SP: Do you have any specific teaching methods to use on your music students?
MH: I am constantly stealing ideas from psychology, especially the psychology of the arts, cognitive kinds of things, but ways that we learn to be creative and how we balance being spontaneous and creative with being disciplined and structured. Out of that tension comes the most interesting stuff. The hallmark of my teaching is having certain standards and guidelines that I will hold people to, but also allowing for quite a lot of freedom and input by the students. One of my ideas, turning over music-making to chamber choir, makes them a better ensemble, I’m convinced. Technically, it could be tighter if I were constantly in charge, but I think the art that’s made has more input from the individuals and they make sort of an Aristotle thing — they make something more together than they would do if they were just individually fitting like a cog into the framework. With the tension between freedom and discipline I’m always intrigued to see what is going to arise, and the music that will come that I can then take and use, ideas that may arise from the group and so on.  In addition to choir, I teach a class I designed called Music, the Arts and Civilization. The idea is ‘how do all the other arts relate to music?’ For example, by far the most popular kind of music everywhere in the world and throughout history has been song, which is by definition a combination of music and poetry. We look into how music relates to all the other arts; I’m always asking how things connect rather than how they are different. That’s more interesting to me.

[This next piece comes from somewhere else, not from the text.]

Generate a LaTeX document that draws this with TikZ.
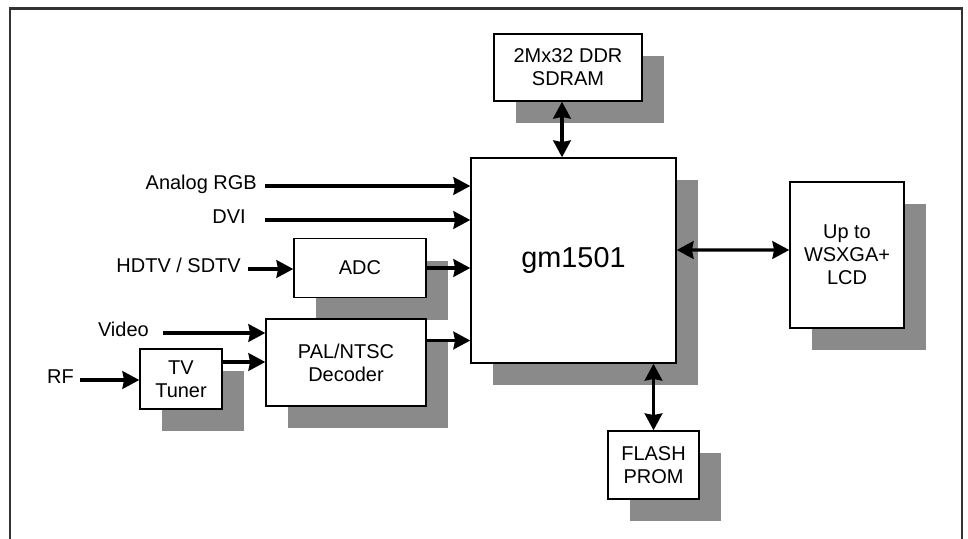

SP:What does music mean to you?
MH: I’m pretty sure I can’t really answer that question. I have thought about it a lot. One of the reasons I think music is such a powerful art for so many people — many people find it to be the most emotional of the arts — is that it has its own meaning that isn’t expressible in any other way. As hard as we try, we can’t use terms that will grasp it in the context of something else. One of the principles or models of Harvard, actually, which I really believe is the best way to understand a thing, is in the context of another discipline. One of the ways to understand what music is and means, you can see it in the ways other arts operate, but each of them has an internal meaning that isn’t explainable in outside terms. It’s almost automatically oxymoronic to try to describe the meaning of music in words, because you are automatically using a different medium.
SP: What do you have to say to students thinking about going into music or the arts?
MH: Stop it. I’m being partly kidding, but partly not. I often give students advice when they are wondering whether should go into music or not. I encourage them to do something else, because unless they have to do music, or any of the arts, they may be happier doing something else as a vocation, and keeping arts as an avocation. Once they answer the question that they can’t picture themselves doing anything else, then they might as well give in and do the arts. That was part of my own question. I realized I’m not going to make much money, (but) I just finally had to face the fact that I couldn’t even imagine doing something else. Actually, now I can more even than at the beginning, I can imagine myself doing a number of different things. Who knows, I may suddenly go into some other career, probably not because I already have tenure and a retirement, but I could be out doing many other kinds of things. There is a lot of interesting stuff to me.